28 de octubre de 2014

La insoportable indolencia de un Presidente


De las tres definiciones que nos da la Española (que no se afecta o conmueve; flojo (perezoso); insensible, que no siente el dolor) todas ellas son predicables del Presidente Rajoy, que parece decidido a pasar a la posteridad más por lo que no ha hecho y por sus silencios que por sus concretas realizaciones, decisiones y declaraciones.

Claro que es más fácil errar cuando se habla que cuando se calla, pero el silencio de un gobernante que se pone de perfil ante la gravedad de los problemas que aquejan a la sociedad española resulta cada vez menos tolerable. 

No le escuchamos una sola palabra de político cuando aquella sentencia estrictamente jurídica y largamente preparada del Tribunal de Estrasburgo sobre la doctrina Parot; ni una sola palabra –más allá de lo de “sé fuerte Luis”- sobre el cáncer de la corrupción que asola todo el espectro político, empezando por el partido popular; con pocas palabras –y ciertamente lamentables- despachó la retirada del proyecto de ley de reforma de la infame y criminal ley Aido y tan sólo invitaciones al diálogo –y al manido consenso- han salido de su boca ante la insoportable chulería de un presidente de comunidad autónoma al que le importan un bledo las Sentencias del Tribunal Supremo y del Tribunal Constitucional.

Vivimos cada día un episodio más de la decadencia de un sistema que necesita urgentemente una regeneración y un liderazgo fuerte.

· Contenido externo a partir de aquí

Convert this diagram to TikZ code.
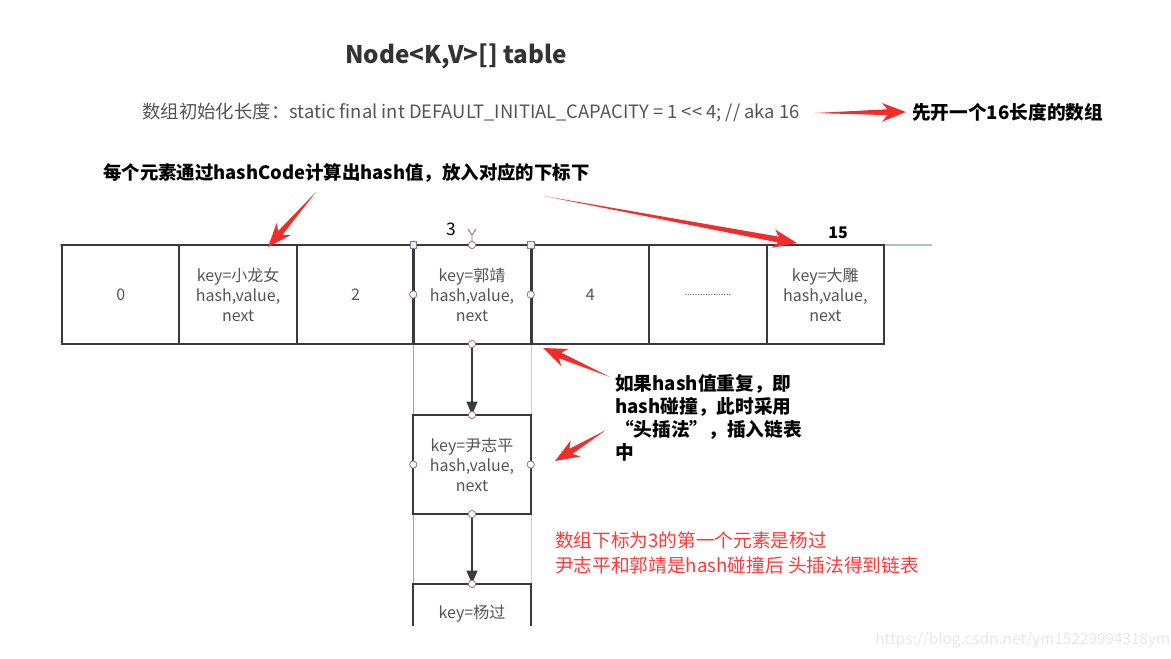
\documentclass[tikz,border=0pt]{standalone}
\usepackage{fontspec}
\setmainfont{Noto Sans CJK SC}
\usetikzlibrary{calc,arrows.meta}
\definecolor{arrred}{HTML}{F22B2B}
\definecolor{celltext}{HTML}{555555}
\definecolor{border}{HTML}{3A3A3A}
\definecolor{blueline}{HTML}{A9C3D6}
\definecolor{redtext}{HTML}{FF3838}
\definecolor{handle}{HTML}{9A6E6E}
\newcommand{\fatarrow}[2]{%
  \fill[arrred] (#1)
    -- ($(#2)!14pt!(#1)!2.2pt!90:(#2)$)
    -- ($(#2)!18pt!(#1)!7pt!90:(#2)$)
    -- (#2)
    -- ($(#2)!18pt!(#1)!7pt!-90:(#2)$)
    -- ($(#2)!14pt!(#1)!2.2pt!-90:(#2)$)
    -- cycle;}
\begin{document}
\begin{tikzpicture}[x=0.75pt,y=-0.75pt,
  cell/.style={draw=border, line width=1.5pt, minimum width=88.1pt, minimum height=74.3pt,
    inner sep=0pt, outer sep=0pt, text=celltext, font=\fontsize{12}{15}\selectfont, align=center},
  annot/.style={font=\bfseries\fontsize{14}{17.3}\selectfont, text=black, align=left, inner sep=0pt},
  redlbl/.style={font=\fontsize{14}{18.75}\selectfont, text=redtext, align=left, inner sep=0pt},
  hcirc/.style={circle, draw=handle, fill=white, line width=0.6pt, minimum size=5.5pt, inner sep=0pt},
  hsq/.style={rectangle, draw=gray, fill=blue!8, line width=0.5pt, minimum size=5pt, inner sep=0pt},
  link/.style={draw=border, line width=1.5pt, -{Triangle[length=10pt,width=8pt]}},
  guide/.style={line width=0.7pt}]
\useasboundingbox (0,0) rectangle (1171,658);
\fill[white] (0,0) rectangle (1171,658);

% titles
\node[font=\bfseries\fontsize{18.2}{21}\selectfont, text=black!80] (title) at (456,56) {Node<K,V>[] table};
\node[anchor=west, inner sep=0pt, text=celltext, font=\fontsize{13.8}{16}\selectfont] (init) at (142,112)
  {数组初始化长度：static final int DEFAULT\_INITIAL\_CAPACITY = 1 <{}< 4; // aka 16};
\node[annot, anchor=west] (first) at (912,112) {先开一个16长度的数组};
\node[annot, anchor=west, font=\bfseries\fontsize{13.8}{17}\selectfont] (each) at (103,173) {每个元素通过hashCode计算出hash值，放入对应的下标下};

% guide lines
\draw[blueline, line width=1pt] (60,245) -- (932,245);
\draw[guide, gray!70] (413,344) -- (413,625);
\draw[guide, gray!40] (531,344) -- (531,625);

% table cells
\node[cell] (c0) at (120.7,294.5) {0};
\node[cell] (c1) at (238.1,294.5) {key=小龙女\\hash,value,\\next};
\node[cell] (c2) at (355.6,294.5) {2};
\node[cell] (c3) at (472.0,294.5) {key=郭靖\\hash,value,\\next};
\node[cell] (c4) at (590.4,294.5) {4};
\node[cell] (c5) at (707.9,294.5) {\fontsize{7}{8}\selectfont ..................};
\node[cell] (c6) at (825.3,294.5) {key=大雕\\hash,value,\\next};

% index labels
\node[font=\fontsize{13}{15}\selectfont] (l3) at (451,229) {3};
\node[font=\bfseries\fontsize{12}{14}\selectfont] (l15) at (838,233) {15};

% linked list
\node[cell] (n1) at (472,464.5) {key=尹志平\\hash,value,\\next};
\begin{scope}
  \clip (380,570) rectangle (600,625);
  \node[cell] (n2) at (472,633.5) {};
\end{scope}
\node[text=celltext, font=\fontsize{12}{15}\selectfont, inner sep=0pt] (n2t) at (472,613.5) {key=杨过};
\draw[link] (c3.south) -- (n1.north);
\draw[link] (n1.south) -- (n2.north);

% selection handles
\coordinate (rh) at ($(c3.north)+(0,-10)$);
\draw[handle, line width=0.7pt] (c3.north) -- (rh) -- ++(-4,-6);
\draw[handle, line width=0.7pt] (rh) -- ++(4,-6);
\node[hsq] (h1) at (c3.north west) {};
\node[hsq] (h2) at (c3.north east) {};
\foreach \a in {north,west,east,south}{
  \node[hcirc] at (c3.\a) {};
  \node[hcirc] at (n1.\a) {};
}
\node[hcirc] (h3) at (n2.north) {};

% annotations
\node[annot, anchor=north west] (dup) at (615,374)
  {如果hash值重复，即\\hash碰撞，此时采用\\“头插法”，插入链表\\中};
\node[redlbl, anchor=north west] (note) at (555,531)
  {数组下标为3的第一个元素是杨过\\尹志平和郭靖是hash碰撞后 头插法得到链表};

% red arrows
\coordinate (a1s) at (815,113); \coordinate (a1e) at (906,112);
\coordinate (a2s) at (316,192); \coordinate (a2e) at (268,247);
\coordinate (a3s) at (544,196); \coordinate (a3e) at (797,243);
\coordinate (a4s) at (610,377); \coordinate (a4e) at (543,348);
\coordinate (a5s) at (606,430); \coordinate (a5e) at (555,461);
\fatarrow{a1s}{a1e}
\fatarrow{a2s}{a2e}
\fatarrow{a3s}{a3e}
\fatarrow{a4s}{a4e}
\fatarrow{a5s}{a5e}

% watermark
\node[anchor=west, inner sep=0pt, text=gray!18, font=\fontsize{11.5}{13}\selectfont] (wm) at (875,640)
  {https://blog.csdn.net/ym15229994318ym};
\end{tikzpicture}
\end{document}
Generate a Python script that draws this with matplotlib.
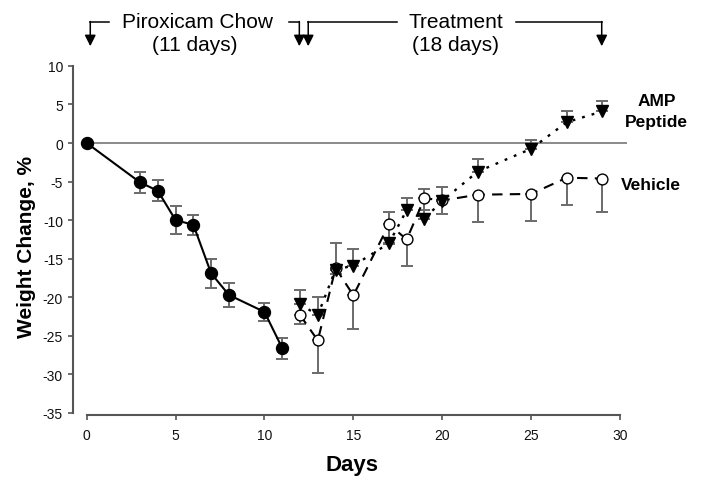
import matplotlib
matplotlib.use('Agg')
import matplotlib.pyplot as plt

plt.rcParams['font.family'] = ['Liberation Sans', 'DejaVu Sans']
plt.rcParams['axes.unicode_minus'] = False

# piroxicam chow phase
chow_days = [0, 3, 4, 5, 6, 7, 8, 10, 11]
chow_mean = [0, -5.1, -6.2, -10.0, -10.6, -16.9, -19.7, -21.9, -26.6]
chow_err = [0, 1.4, 1.35, 1.8, 1.3, 1.9, 1.6, 1.2, 1.35]

# treatment phase
treat_days = [12, 13, 14, 15, 17, 18, 19, 20, 22, 25, 27, 29]
amp_mean = [-20.9, -22.3, -16.4, -15.9, -13.0, -8.7, -9.8, -7.5, -3.7, -0.75, 2.7, 4.1]
amp_err = [1.8, 2.3, 3.4, 2.2, 4.1, 1.6, 3.9, 1.8, 1.6, 1.1, 1.5, 1.3]
veh_mean = [-22.3, -25.6, -16.2, -19.75, -10.55, -12.5, -7.15, -7.45, -6.7, -6.6, -4.5, -4.6]
veh_err = [1.2, 4.2, 0.8, 4.3, 2.5, 3.4, 1.5, 1.8, 3.5, 3.5, 3.6, 4.3]

fig = plt.figure(figsize=(7.01, 4.85), dpi=100)
ax = fig.add_axes([0.1237, 0.1464, 0.7608, 0.7157])
ax.set_xlim(0, 30)
ax.set_ylim(-35, 10)

grey = '#6a6a6a'
ax.plot([0, 30.35], [0, 0], color='#8a8a8a', lw=1.4, clip_on=False, zorder=1)

# error bars
ax.errorbar(chow_days[1:], chow_mean[1:], yerr=chow_err[1:], fmt='none',
            ecolor=grey, elinewidth=1.4, capsize=4, capthick=1.4, zorder=2)
ax.errorbar(treat_days, amp_mean, yerr=[[0] * len(amp_err), amp_err], fmt='none',
            ecolor=grey, elinewidth=1.4, capsize=4, capthick=1.4, zorder=2)
ax.errorbar(treat_days, veh_mean, yerr=[veh_err, [0] * len(veh_err)], fmt='none',
            ecolor=grey, elinewidth=1.4, capsize=4, capthick=1.4, zorder=2)

ax.plot(chow_days, chow_mean, '-', color='black', lw=1.5, marker='o', ms=8.6,
        mfc='black', mec='black', zorder=4, clip_on=False)
ax.plot(treat_days, veh_mean, color='black', lw=1.5, dashes=(5, 3.5), marker='o',
        ms=7.8, mfc='white', mec='black', mew=1.0, zorder=3)
ax.plot(treat_days, amp_mean, color='black', lw=1.7, dashes=(1.2, 3), marker='v',
        ms=9, mfc='black', mec='black', zorder=5)

# axes styling
for s in ['top', 'right']:
    ax.spines[s].set_visible(False)
ax.spines['left'].set_position(('outward', 9.6))
ax.spines['bottom'].set_position(('outward', 1.2))
for s in ['left', 'bottom']:
    ax.spines[s].set_color('#555555')
    ax.spines[s].set_linewidth(1.5)
ax.set_xticks(range(0, 31, 5))
ax.set_yticks(range(-35, 11, 5))
ax.tick_params(axis='both', colors='#555555', width=1.2, length=3.5, labelsize=10,
               labelcolor='#111111')
ax.tick_params(axis='y', pad=4)
ax.tick_params(axis='x', pad=6)

fig.text(27 / 701, 1 - 247 / 485, 'Weight Change, %', rotation=90, ha='center',
         va='center', fontsize=15, fontweight='bold')
fig.text(352 / 701, 1 - 466 / 485, 'Days', ha='center', va='center', fontsize=16,
         fontweight='bold')

# series labels
ax.text(32.07, 4.99, 'AMP', ha='center', va='baseline', fontsize=12.5,
        fontweight='bold', clip_on=False)
ax.text(32.07, 2.27, 'Peptide', ha='center', va='baseline', fontsize=12.5,
        fontweight='bold', clip_on=False)
ax.text(30.03, -5.95, 'Vehicle', ha='left', va='baseline', fontsize=12.5,
        fontweight='bold', clip_on=False)

# phase brackets on top
yl = 15.75
ytip = 12.55
kw = dict(color='black', lw=1.1, clip_on=False)
ax.plot([0.2, 1.27], [yl, yl], **kw)
ax.plot([11.38, 11.96], [yl, yl], **kw)
ax.plot([12.46, 17.45], [yl, yl], **kw)
ax.plot([24.13, 28.97], [yl, yl], **kw)
for xa in [0.2, 11.96, 12.46, 28.97]:
    ax.annotate('', xy=(xa, ytip), xytext=(xa, yl), annotation_clip=False,
                arrowprops=dict(arrowstyle='-|>,head_length=0.6,head_width=0.3',
                                color='black', lw=1.1,
                                mutation_scale=11, shrinkA=0, shrinkB=0))

ax.text(6.25, 14.98, 'Piroxicam Chow', ha='center', va='baseline', fontsize=15,
        clip_on=False)
ax.text(6.1, 12.12, '(11 days)', ha='center', va='baseline', fontsize=15,
        clip_on=False)
ax.text(20.77, 14.98, 'Treatment', ha='center', va='baseline', fontsize=15,
        clip_on=False)
ax.text(20.77, 12.12, '(18 days)', ha='center', va='baseline', fontsize=15,
        clip_on=False)

fig.savefig('out.png', dpi=100)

Sé equivocan aquellos que lo centran todo en la política económica. Eso no basta. Hace falta política con mayúsculas, firmeza sin complejos, recuperar los valores que siempre nos han hecho respetables en el mundo y recuperar la confianza en la fortaleza de España como nación.

Nada de eso puede venir de quien espera que el tiempo o la ventura le acaben solucionando la papeleta, de quien le dice a todos lo que quieren oír, de quien ha abandonado los principios más básicos del humanismo cristiano, de quien resulta incapaz de hacer honor a sus compromisos y promesas electorales, ha tapado la suciedad que tiene dentro y fía su estrella al descalabro de quienes pudieran hacerle sombra y, sobre todo, al miedo a quienes vienen a comerse los restos de una bacanal que ha durado ya demasiados años.

España, por su grandeza y por su historia, merece un Presidente que crea en ella, que la ame y que la sirva con pasión y no a un equipo de técnicos grises dirigidos por un aprendiz de brujo capaz de vender su alma al diablo con tal de conservar el poder.